What to produce -
Using the records below, copy exactly the part that opens with the line holding "Convert this chart to matplotlib code." and closes with the line holding "import matplotlib.pyplot as plt", minus the pictures.

Material to process -
============

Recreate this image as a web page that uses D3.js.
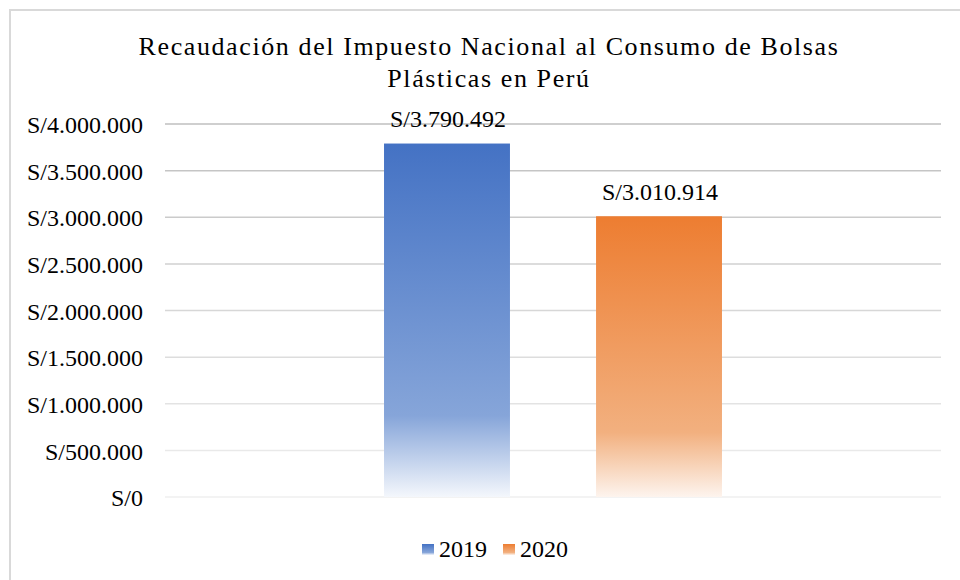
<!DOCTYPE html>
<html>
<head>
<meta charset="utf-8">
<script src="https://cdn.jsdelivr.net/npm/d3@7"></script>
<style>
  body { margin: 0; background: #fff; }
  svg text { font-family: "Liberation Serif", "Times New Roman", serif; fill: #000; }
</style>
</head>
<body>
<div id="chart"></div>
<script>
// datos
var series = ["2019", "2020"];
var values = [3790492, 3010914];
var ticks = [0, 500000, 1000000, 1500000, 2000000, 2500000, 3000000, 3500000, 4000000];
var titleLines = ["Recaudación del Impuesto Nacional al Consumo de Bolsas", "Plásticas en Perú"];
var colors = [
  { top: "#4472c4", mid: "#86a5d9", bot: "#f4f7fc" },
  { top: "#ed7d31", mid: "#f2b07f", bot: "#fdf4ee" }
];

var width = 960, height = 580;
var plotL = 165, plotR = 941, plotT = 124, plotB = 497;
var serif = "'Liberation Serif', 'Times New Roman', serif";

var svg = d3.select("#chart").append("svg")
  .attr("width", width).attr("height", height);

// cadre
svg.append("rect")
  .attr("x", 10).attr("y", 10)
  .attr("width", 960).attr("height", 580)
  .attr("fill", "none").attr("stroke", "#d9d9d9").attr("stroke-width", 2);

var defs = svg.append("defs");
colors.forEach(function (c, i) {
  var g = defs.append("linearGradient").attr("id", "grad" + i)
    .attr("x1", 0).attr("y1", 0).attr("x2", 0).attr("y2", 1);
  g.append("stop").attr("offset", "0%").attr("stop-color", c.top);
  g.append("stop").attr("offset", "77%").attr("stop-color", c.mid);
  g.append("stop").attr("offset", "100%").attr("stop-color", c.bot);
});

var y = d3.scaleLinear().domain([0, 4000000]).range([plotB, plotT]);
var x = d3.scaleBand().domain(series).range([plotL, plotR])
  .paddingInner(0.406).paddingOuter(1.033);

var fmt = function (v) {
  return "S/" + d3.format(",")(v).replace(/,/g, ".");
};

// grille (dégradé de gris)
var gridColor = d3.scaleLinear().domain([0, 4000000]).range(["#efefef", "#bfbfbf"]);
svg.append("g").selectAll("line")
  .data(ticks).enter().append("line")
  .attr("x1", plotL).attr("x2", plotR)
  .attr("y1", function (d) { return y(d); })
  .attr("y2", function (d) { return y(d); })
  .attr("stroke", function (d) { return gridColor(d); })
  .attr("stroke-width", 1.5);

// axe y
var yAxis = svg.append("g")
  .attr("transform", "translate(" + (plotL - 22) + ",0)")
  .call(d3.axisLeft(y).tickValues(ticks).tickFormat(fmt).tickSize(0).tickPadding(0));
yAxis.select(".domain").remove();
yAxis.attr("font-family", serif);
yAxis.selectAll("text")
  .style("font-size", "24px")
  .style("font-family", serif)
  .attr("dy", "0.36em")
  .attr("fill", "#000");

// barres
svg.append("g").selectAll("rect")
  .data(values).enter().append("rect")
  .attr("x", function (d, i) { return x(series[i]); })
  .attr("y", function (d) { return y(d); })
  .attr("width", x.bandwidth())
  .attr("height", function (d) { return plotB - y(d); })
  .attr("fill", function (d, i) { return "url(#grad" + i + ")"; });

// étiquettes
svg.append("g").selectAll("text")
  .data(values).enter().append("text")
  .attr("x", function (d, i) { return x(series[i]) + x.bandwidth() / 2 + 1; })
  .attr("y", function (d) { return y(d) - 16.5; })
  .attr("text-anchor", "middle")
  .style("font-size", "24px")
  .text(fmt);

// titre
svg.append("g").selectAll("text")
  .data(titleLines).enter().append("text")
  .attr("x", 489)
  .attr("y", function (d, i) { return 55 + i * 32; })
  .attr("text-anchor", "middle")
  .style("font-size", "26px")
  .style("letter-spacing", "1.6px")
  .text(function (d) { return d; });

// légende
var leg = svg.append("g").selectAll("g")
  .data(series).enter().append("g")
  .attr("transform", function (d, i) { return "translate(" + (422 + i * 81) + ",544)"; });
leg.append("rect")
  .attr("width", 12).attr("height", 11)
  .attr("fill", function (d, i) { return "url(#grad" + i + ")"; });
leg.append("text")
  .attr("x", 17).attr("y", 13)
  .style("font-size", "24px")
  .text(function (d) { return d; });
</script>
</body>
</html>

============

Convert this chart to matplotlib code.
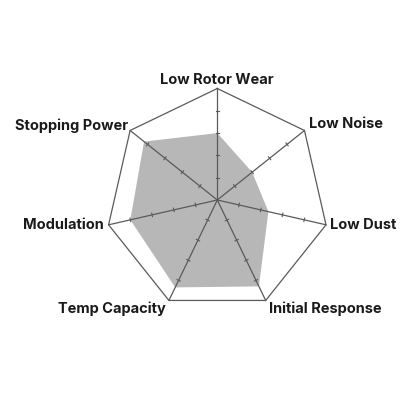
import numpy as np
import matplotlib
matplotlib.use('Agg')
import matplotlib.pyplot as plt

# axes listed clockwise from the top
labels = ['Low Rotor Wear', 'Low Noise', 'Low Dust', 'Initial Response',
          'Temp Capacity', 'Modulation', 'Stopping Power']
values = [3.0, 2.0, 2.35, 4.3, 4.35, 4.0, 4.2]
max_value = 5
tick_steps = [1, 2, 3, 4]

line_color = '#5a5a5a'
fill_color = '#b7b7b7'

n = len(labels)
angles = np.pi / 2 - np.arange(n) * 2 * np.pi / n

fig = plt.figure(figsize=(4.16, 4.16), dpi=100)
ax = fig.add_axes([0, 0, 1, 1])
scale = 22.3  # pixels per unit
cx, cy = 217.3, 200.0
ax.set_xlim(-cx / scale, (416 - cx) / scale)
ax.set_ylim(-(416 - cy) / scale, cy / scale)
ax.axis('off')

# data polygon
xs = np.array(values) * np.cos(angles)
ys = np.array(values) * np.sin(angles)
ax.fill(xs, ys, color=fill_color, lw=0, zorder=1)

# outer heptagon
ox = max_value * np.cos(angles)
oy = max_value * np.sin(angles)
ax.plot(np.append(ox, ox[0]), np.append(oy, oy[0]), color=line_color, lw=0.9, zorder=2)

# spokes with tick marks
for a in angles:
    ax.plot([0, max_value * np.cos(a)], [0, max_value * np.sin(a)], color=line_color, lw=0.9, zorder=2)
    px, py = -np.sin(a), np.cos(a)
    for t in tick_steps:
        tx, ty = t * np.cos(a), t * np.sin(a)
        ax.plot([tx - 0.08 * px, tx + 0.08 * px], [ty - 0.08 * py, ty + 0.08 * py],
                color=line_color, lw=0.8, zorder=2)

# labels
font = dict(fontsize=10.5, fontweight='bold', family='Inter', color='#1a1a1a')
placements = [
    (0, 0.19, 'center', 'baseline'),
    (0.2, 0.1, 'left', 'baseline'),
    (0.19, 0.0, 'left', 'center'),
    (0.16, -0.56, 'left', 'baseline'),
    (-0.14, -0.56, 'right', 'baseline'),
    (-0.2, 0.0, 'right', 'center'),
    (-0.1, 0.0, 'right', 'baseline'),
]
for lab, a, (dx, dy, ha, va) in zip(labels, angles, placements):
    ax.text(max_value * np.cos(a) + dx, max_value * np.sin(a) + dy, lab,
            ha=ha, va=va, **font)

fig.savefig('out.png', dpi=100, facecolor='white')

============

Task answer -
Convert this chart to matplotlib code.
import numpy as np
import matplotlib
matplotlib.use('Agg')
import matplotlib.pyplot as plt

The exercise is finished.